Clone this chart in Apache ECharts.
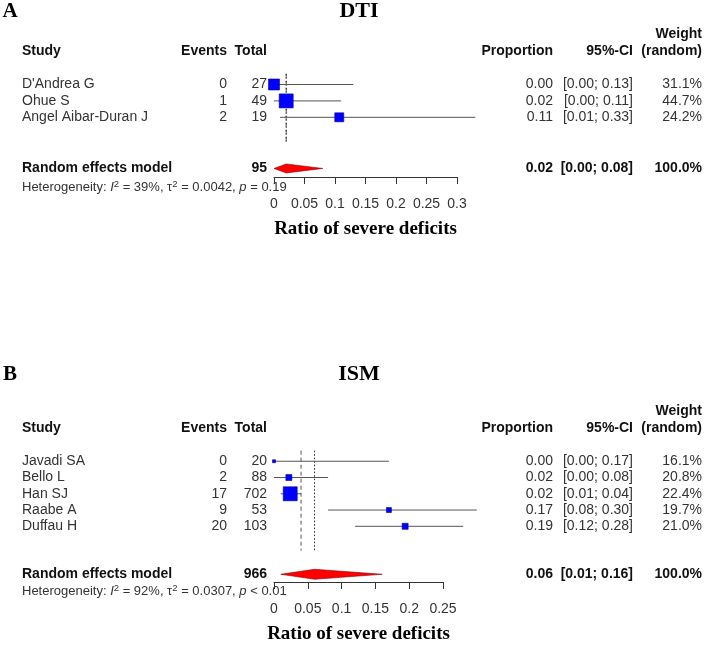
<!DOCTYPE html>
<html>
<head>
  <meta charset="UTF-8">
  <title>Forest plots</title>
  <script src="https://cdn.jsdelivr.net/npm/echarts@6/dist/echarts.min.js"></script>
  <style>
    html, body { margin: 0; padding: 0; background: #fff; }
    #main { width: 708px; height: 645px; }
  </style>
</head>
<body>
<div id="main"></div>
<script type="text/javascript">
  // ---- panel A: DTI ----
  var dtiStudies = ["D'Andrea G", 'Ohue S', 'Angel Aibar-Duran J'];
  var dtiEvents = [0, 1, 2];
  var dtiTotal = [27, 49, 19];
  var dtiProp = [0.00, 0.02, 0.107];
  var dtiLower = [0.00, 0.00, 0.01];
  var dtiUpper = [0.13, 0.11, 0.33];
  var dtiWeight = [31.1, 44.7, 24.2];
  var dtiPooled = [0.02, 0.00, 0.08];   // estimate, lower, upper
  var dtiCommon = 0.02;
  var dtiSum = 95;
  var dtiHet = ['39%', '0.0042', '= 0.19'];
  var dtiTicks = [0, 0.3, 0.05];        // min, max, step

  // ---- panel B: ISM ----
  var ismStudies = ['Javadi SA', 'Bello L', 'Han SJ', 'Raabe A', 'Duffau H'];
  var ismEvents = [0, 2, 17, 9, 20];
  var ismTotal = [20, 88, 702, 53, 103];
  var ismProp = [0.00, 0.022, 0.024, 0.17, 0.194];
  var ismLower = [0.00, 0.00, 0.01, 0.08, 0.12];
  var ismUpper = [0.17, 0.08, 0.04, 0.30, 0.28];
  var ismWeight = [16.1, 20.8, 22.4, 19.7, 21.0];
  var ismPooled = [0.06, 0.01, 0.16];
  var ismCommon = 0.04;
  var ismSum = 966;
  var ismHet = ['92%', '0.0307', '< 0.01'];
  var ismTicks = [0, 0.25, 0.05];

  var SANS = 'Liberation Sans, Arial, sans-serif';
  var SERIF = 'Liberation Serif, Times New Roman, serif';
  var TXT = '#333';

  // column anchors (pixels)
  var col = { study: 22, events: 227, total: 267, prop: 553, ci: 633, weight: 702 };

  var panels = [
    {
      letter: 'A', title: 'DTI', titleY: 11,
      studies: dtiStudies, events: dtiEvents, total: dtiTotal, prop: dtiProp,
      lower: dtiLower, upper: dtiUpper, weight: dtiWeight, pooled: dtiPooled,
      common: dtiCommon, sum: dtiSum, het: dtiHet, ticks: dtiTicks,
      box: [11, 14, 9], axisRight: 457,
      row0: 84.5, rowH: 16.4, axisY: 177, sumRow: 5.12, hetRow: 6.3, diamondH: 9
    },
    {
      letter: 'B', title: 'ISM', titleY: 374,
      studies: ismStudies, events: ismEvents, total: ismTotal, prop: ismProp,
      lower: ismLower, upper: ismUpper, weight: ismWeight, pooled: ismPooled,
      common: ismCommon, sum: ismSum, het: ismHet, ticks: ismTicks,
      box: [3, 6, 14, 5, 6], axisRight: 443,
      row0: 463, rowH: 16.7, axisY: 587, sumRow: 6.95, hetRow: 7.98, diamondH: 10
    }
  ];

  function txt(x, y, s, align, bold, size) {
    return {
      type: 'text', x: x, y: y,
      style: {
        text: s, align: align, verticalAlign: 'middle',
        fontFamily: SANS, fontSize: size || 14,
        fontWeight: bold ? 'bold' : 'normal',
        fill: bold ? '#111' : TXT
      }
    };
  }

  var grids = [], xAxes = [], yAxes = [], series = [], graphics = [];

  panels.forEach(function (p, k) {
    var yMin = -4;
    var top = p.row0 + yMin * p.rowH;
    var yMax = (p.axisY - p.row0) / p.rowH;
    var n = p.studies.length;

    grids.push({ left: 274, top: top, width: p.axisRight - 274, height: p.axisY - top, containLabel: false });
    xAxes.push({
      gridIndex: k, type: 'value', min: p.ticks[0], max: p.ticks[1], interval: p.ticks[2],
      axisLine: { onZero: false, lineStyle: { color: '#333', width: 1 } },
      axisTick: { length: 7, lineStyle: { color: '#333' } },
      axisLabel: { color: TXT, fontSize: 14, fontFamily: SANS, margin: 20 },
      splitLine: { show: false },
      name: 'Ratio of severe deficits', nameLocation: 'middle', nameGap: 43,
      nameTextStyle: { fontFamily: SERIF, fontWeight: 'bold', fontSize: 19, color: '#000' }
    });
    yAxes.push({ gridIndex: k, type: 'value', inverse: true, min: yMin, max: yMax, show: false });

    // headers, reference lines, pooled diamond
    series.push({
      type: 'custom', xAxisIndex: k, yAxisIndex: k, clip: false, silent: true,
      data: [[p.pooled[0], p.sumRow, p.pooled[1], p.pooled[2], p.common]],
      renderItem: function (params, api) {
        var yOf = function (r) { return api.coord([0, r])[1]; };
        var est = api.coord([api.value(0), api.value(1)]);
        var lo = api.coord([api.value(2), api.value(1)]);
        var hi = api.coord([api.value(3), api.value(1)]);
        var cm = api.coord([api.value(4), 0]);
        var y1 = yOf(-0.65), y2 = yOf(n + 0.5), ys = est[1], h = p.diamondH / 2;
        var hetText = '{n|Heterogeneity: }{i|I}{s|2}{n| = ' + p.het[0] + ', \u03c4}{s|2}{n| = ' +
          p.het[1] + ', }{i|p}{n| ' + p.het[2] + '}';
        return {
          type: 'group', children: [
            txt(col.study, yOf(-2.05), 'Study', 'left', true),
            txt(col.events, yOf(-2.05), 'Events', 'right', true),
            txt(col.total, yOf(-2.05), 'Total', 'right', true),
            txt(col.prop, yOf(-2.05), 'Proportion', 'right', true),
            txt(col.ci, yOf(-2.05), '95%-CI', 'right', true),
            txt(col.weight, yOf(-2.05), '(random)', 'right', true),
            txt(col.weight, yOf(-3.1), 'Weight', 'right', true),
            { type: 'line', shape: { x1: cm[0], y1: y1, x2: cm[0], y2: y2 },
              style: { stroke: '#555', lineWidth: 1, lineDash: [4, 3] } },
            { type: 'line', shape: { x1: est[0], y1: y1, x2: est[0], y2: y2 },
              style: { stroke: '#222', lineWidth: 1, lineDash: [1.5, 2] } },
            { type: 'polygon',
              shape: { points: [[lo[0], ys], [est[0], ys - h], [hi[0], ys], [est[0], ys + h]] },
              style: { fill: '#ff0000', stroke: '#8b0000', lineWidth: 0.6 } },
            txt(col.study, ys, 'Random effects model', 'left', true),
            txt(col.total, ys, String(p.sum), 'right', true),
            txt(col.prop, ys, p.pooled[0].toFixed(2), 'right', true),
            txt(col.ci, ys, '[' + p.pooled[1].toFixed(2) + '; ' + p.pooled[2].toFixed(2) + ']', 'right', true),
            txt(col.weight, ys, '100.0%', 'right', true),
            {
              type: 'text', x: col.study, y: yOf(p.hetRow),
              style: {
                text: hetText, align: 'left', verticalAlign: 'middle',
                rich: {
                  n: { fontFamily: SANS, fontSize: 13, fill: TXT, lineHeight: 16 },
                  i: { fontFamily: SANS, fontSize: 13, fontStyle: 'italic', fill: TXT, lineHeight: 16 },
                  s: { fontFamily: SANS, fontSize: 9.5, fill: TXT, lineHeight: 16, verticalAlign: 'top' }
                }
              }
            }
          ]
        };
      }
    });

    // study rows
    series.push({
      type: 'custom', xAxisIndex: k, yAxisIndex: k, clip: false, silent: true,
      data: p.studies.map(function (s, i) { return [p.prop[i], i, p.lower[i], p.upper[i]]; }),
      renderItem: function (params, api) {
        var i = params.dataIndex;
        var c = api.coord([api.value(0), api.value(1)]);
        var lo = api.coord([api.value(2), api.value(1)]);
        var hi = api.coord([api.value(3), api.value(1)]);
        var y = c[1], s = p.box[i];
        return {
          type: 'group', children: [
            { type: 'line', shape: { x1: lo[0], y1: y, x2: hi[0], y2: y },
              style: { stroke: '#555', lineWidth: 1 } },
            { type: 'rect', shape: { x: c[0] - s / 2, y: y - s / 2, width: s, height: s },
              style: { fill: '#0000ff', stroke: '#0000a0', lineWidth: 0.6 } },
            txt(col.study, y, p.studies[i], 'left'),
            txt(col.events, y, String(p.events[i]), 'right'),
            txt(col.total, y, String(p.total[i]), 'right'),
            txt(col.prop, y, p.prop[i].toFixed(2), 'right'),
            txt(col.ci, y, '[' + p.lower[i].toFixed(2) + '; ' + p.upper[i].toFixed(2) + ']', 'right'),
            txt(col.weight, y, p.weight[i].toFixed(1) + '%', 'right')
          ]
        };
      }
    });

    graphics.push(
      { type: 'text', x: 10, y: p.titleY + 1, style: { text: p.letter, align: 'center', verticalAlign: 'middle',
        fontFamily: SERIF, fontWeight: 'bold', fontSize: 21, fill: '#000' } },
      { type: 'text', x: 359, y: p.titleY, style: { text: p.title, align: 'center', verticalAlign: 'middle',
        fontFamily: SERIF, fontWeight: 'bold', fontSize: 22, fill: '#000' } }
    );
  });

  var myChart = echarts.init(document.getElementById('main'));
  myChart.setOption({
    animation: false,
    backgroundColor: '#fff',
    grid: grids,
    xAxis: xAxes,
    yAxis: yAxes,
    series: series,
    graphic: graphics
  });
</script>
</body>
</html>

- - - - - - -

TASK INSTRUCTIONS
Copy nothing but the lines from the top of the material through the line holding "633, weight: 702", exactly as written; omit pictures.

COMPLETED EXERCISE
Clone this chart in Apache ECharts.
<!DOCTYPE html>
<html>
<head>
  <meta charset="UTF-8">
  <title>Forest plots</title>
  <script src="https://cdn.jsdelivr.net/npm/echarts@6/dist/echarts.min.js"></script>
  <style>
    html, body { margin: 0; padding: 0; background: #fff; }
    #main { width: 708px; height: 645px; }
  </style>
</head>
<body>
<div id="main"></div>
<script type="text/javascript">
  // ---- panel A: DTI ----
  var dtiStudies = ["D'Andrea G", 'Ohue S', 'Angel Aibar-Duran J'];
  var dtiEvents = [0, 1, 2];
  var dtiTotal = [27, 49, 19];
  var dtiProp = [0.00, 0.02, 0.107];
  var dtiLower = [0.00, 0.00, 0.01];
  var dtiUpper = [0.13, 0.11, 0.33];
  var dtiWeight = [31.1, 44.7, 24.2];
  var dtiPooled = [0.02, 0.00, 0.08];   // estimate, lower, upper
  var dtiCommon = 0.02;
  var dtiSum = 95;
  var dtiHet = ['39%', '0.0042', '= 0.19'];
  var dtiTicks = [0, 0.3, 0.05];        // min, max, step

  // ---- panel B: ISM ----
  var ismStudies = ['Javadi SA', 'Bello L', 'Han SJ', 'Raabe A', 'Duffau H'];
  var ismEvents = [0, 2, 17, 9, 20];
  var ismTotal = [20, 88, 702, 53, 103];
  var ismProp = [0.00, 0.022, 0.024, 0.17, 0.194];
  var ismLower = [0.00, 0.00, 0.01, 0.08, 0.12];
  var ismUpper = [0.17, 0.08, 0.04, 0.30, 0.28];
  var ismWeight = [16.1, 20.8, 22.4, 19.7, 21.0];
  var ismPooled = [0.06, 0.01, 0.16];
  var ismCommon = 0.04;
  var ismSum = 966;
  var ismHet = ['92%', '0.0307', '< 0.01'];
  var ismTicks = [0, 0.25, 0.05];

  var SANS = 'Liberation Sans, Arial, sans-serif';
  var SERIF = 'Liberation Serif, Times New Roman, serif';
  var TXT = '#333';

  // column anchors (pixels)
  var col = { study: 22, events: 227, total: 267, prop: 553, ci: 633, weight: 702 };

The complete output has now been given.